Detectability of Artificial Ocean Alkalinization and Stratospheric Aerosol Injection in MPI‐ESM

Fröb, Friederike ORCIDiD
Sonntag, Sebastian ORCIDiD
Pongratz, Julia ORCIDiD
Schmidt, Hauke ORCIDiD
Ilyina, Tatiana ORCIDiD

DOI: https://doi.org/10.1029/2020EF001634
Persistent URL: http://resolver.sub.uni-goettingen.de/purl?gldocs-11858/8418
Fröb, Friederike; Sonntag, Sebastian; Pongratz, Julia; Schmidt, Hauke; Ilyina, Tatiana, 2020: Detectability of Artificial Ocean Alkalinization and Stratospheric Aerosol Injection in MPI‐ESM. In: Earth's Future, 8, 10, DOI: https://doi.org/10.1029/2020EF001634. 
 
Sonntag, Sebastian; 1 Max Planck Institute for Meteorology Hamburg Germany
Pongratz, Julia; 1 Max Planck Institute for Meteorology Hamburg Germany
Schmidt, Hauke; 1 Max Planck Institute for Meteorology Hamburg Germany
Ilyina, Tatiana; 1 Max Planck Institute for Meteorology Hamburg Germany

Abstract

To monitor the success of carbon dioxide removal (CDR) or solar radiation management (SRM) that offset anthropogenic climate change, the forced response to any external forcing is required to be detectable against internal variability. Thus far, only the detectability of SRM has been examined using both a stationary and nonstationary detection and attribution method.
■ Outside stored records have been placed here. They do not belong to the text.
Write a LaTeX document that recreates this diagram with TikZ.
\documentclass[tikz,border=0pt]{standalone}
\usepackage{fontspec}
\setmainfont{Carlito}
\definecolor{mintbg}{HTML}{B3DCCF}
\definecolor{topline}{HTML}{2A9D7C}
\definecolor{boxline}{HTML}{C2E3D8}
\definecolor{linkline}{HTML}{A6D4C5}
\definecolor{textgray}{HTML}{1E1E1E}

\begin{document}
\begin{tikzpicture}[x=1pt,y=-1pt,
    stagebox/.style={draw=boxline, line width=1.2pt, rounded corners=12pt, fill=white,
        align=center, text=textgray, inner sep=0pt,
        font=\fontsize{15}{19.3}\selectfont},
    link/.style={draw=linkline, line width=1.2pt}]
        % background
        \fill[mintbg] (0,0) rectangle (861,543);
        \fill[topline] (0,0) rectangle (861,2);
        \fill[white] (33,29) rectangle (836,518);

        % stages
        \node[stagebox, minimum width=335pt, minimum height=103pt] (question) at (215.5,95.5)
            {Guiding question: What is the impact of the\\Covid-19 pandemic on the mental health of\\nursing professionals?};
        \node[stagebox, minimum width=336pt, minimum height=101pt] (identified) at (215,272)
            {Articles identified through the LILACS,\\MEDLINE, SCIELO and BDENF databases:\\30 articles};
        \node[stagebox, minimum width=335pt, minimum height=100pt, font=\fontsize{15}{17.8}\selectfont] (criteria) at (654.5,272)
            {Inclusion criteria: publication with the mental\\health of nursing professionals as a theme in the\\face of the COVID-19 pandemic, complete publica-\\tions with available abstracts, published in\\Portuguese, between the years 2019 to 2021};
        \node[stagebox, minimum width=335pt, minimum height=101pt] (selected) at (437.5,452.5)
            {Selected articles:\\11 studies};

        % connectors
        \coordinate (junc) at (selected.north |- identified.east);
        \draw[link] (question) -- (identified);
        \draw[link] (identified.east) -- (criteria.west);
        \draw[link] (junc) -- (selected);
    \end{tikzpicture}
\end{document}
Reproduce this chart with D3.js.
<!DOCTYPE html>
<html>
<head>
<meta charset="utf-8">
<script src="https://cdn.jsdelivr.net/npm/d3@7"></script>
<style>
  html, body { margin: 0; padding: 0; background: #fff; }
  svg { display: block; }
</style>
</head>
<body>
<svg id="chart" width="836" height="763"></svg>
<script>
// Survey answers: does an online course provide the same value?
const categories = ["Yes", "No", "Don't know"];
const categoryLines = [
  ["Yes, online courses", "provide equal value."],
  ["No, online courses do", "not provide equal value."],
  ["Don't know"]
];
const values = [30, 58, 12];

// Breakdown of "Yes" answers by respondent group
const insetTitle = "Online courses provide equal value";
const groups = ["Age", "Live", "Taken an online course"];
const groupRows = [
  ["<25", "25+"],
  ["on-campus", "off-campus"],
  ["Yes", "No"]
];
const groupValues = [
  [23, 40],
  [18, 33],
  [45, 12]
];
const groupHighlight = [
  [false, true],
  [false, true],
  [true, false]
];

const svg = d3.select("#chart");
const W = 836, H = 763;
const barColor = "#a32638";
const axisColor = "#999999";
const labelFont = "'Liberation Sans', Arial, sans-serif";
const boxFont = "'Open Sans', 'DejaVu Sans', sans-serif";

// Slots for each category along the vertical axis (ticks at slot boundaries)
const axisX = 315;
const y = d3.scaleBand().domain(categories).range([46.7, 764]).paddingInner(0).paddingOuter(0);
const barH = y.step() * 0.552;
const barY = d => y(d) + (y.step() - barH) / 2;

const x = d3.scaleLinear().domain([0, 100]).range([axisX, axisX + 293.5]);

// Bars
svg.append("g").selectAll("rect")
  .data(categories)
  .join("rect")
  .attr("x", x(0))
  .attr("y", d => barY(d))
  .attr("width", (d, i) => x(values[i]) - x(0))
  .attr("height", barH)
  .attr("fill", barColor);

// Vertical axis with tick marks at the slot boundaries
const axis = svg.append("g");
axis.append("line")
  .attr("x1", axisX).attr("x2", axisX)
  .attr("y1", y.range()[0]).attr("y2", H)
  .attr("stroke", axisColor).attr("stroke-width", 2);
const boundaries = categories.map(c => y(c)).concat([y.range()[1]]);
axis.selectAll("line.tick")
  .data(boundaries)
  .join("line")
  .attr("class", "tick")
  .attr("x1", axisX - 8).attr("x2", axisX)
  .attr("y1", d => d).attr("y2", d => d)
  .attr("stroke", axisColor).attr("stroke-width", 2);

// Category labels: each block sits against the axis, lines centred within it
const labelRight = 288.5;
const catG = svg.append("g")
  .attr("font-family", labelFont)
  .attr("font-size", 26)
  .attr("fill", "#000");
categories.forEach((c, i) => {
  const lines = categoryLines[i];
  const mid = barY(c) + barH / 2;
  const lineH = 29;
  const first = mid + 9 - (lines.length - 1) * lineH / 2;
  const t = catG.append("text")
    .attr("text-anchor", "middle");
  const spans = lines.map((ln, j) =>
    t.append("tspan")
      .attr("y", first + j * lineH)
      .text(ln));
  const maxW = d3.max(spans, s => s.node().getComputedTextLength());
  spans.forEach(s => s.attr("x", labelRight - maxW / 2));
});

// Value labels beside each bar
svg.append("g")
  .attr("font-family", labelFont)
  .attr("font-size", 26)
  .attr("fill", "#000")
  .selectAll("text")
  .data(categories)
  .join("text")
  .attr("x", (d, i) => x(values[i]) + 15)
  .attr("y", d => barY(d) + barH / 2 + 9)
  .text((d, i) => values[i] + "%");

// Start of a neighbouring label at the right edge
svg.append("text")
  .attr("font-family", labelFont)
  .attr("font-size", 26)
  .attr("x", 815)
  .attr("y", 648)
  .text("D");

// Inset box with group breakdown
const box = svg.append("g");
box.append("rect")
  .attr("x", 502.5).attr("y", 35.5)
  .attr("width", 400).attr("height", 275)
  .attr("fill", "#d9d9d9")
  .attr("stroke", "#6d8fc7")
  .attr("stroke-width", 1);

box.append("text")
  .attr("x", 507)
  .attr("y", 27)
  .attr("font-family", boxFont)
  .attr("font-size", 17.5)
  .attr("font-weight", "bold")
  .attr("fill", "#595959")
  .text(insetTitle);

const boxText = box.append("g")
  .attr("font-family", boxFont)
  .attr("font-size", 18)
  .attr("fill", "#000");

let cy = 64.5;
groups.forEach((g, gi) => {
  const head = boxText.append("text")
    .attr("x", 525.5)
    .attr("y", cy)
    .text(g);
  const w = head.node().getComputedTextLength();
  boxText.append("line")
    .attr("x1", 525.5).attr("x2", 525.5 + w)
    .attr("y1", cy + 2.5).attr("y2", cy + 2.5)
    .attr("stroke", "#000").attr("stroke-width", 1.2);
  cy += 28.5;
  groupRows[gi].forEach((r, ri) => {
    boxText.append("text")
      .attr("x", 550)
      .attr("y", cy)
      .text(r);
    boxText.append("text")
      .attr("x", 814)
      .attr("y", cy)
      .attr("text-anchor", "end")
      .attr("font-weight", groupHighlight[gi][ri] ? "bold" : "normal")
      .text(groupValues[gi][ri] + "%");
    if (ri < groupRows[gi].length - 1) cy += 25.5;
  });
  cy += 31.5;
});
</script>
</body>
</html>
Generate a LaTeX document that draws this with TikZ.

Here, the spatiotemporal detectability of the forced response to artificial ocean alkalinization (AOA) and stratospheric aerosol injection (SAI) as exemplary methods for CDR and SRM, respectively, is compared in Max Planck Institute Earth System Model (MPI‐ESM) experiments using regularized optimal fingerprinting and single‐model estimates of internal variability, while working under a stationary or nonstationary null hypothesis. Although both experiments are forced by emissions according to the Representative Concentration Pathway 8.5 (RCP8.5) and target the climate of the RCP4.5 scenario using AOA or SAI, detection timescales reflect the fundamentally different forcing agents. Moreover, detectability timescales are sensitive to the choice of null hypothesis. Globally, changes in the CO2 system in seawater are detected earlier than the response in temperature to AOA but later in the case of SAI. Locally, the detection time scales depend on the physical, chemical, and radiative impacts of CDR and SRM forcing on the climate system, as well as patterns of internal variability, which is highlighted for oceanic heat and carbon storage.


Key Points:

Detectability is robust using regularized optimal fingerprinting and single‐model estimates of internal variability. Changes in the CO2 system in seawater are detected earlier than the thermodynamic response to AOA but later in the case of SAI. Local detectability depends on patterns of internal variability and physical, chemical, and radiative impacts of external forcing.